Check each line of the material below for "this", then copy the ones that contain it.

■ ■ ■ ■ ■

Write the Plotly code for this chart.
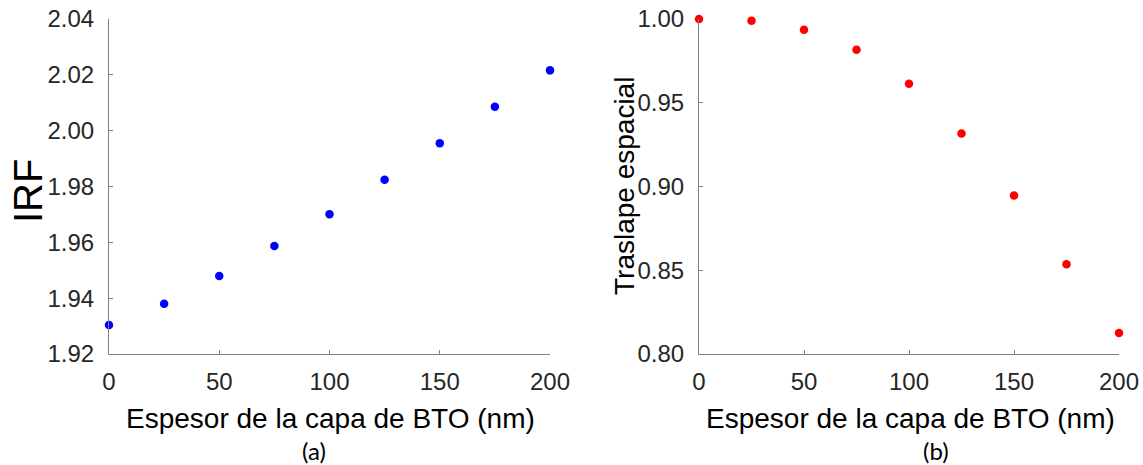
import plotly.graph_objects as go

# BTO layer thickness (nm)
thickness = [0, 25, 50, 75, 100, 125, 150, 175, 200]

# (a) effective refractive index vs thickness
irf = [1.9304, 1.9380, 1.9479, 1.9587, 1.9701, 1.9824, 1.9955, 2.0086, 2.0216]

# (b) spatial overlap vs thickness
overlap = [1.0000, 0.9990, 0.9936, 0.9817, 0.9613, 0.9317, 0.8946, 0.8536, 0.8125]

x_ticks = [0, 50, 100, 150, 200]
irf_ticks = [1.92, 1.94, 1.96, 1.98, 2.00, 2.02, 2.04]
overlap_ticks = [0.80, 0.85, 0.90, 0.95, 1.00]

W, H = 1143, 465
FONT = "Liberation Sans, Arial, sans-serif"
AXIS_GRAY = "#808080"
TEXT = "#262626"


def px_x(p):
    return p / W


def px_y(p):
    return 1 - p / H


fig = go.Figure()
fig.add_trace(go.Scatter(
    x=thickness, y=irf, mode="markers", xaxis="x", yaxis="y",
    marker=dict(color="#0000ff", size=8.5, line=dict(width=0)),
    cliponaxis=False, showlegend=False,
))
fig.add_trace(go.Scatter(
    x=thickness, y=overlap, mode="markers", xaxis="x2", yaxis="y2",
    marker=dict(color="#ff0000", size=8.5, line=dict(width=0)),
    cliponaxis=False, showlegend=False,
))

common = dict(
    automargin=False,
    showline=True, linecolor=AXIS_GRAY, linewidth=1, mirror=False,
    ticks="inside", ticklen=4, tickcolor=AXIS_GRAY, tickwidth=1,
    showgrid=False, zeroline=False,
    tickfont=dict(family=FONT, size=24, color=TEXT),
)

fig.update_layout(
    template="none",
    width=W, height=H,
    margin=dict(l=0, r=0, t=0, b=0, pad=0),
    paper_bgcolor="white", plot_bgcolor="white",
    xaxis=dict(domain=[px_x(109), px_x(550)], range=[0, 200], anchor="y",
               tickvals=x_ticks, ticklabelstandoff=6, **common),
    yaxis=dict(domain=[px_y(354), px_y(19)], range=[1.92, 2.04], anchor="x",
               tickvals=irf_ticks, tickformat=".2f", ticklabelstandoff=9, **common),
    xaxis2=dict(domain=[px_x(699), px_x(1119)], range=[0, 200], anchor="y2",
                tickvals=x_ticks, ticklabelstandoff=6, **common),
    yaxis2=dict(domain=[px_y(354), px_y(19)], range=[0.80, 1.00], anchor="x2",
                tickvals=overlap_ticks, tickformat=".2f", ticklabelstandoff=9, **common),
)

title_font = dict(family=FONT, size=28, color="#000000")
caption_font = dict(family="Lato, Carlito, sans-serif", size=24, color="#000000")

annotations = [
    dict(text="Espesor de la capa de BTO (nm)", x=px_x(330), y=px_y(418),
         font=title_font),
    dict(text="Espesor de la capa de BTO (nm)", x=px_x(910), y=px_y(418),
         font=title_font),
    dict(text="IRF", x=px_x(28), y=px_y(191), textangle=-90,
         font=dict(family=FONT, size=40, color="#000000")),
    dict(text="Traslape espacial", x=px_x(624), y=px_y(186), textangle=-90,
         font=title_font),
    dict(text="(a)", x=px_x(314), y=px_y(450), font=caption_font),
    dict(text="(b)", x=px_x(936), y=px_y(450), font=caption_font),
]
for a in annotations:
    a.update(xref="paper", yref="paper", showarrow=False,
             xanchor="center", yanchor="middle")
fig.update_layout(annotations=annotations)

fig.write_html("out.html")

■ ■ ■ ■ ■

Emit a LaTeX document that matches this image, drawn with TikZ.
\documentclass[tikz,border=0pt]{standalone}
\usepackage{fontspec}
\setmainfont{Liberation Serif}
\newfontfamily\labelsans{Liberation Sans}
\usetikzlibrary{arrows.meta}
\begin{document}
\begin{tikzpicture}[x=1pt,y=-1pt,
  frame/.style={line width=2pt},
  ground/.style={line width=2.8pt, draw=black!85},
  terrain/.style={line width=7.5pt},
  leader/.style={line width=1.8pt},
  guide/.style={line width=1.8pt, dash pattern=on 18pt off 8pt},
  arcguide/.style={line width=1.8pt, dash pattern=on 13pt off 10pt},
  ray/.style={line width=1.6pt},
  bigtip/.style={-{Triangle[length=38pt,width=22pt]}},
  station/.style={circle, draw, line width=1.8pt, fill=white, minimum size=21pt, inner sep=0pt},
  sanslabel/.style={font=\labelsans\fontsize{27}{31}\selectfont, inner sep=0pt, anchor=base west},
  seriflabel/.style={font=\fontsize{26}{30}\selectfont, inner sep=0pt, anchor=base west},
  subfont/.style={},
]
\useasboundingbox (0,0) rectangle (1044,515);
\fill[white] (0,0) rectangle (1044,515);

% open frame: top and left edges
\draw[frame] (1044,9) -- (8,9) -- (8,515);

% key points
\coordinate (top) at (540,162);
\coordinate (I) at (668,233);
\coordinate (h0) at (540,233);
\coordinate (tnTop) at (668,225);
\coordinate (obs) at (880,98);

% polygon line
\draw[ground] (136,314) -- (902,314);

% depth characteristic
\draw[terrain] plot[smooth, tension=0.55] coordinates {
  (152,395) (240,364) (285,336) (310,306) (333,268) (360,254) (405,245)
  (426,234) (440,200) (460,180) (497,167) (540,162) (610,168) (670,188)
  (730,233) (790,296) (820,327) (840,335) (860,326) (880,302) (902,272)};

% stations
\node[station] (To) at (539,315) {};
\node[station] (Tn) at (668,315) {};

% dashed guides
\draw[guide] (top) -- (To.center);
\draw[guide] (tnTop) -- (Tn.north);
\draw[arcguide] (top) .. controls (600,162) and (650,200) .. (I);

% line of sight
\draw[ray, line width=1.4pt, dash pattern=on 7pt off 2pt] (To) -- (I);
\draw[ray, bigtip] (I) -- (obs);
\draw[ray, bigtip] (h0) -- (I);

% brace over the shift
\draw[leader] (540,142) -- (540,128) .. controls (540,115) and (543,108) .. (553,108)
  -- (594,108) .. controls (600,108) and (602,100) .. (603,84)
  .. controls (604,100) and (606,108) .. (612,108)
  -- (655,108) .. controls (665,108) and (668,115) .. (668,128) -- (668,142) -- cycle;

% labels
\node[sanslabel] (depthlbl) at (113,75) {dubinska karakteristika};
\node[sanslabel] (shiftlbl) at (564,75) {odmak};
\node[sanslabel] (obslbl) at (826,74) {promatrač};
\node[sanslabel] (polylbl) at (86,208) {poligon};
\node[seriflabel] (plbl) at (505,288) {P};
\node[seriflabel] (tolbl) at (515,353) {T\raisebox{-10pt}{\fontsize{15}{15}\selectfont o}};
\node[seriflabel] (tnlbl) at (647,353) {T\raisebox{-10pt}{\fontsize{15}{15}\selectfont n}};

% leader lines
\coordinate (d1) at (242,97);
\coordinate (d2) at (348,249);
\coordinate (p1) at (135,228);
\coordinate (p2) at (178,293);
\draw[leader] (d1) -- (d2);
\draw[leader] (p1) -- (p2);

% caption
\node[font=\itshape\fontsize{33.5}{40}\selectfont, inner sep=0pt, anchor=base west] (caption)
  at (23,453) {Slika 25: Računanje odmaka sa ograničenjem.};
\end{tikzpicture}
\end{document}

■ ■ ■ ■ ■

### Finished answer
Write the Plotly code for this chart.
Emit a LaTeX document that matches this image, drawn with TikZ.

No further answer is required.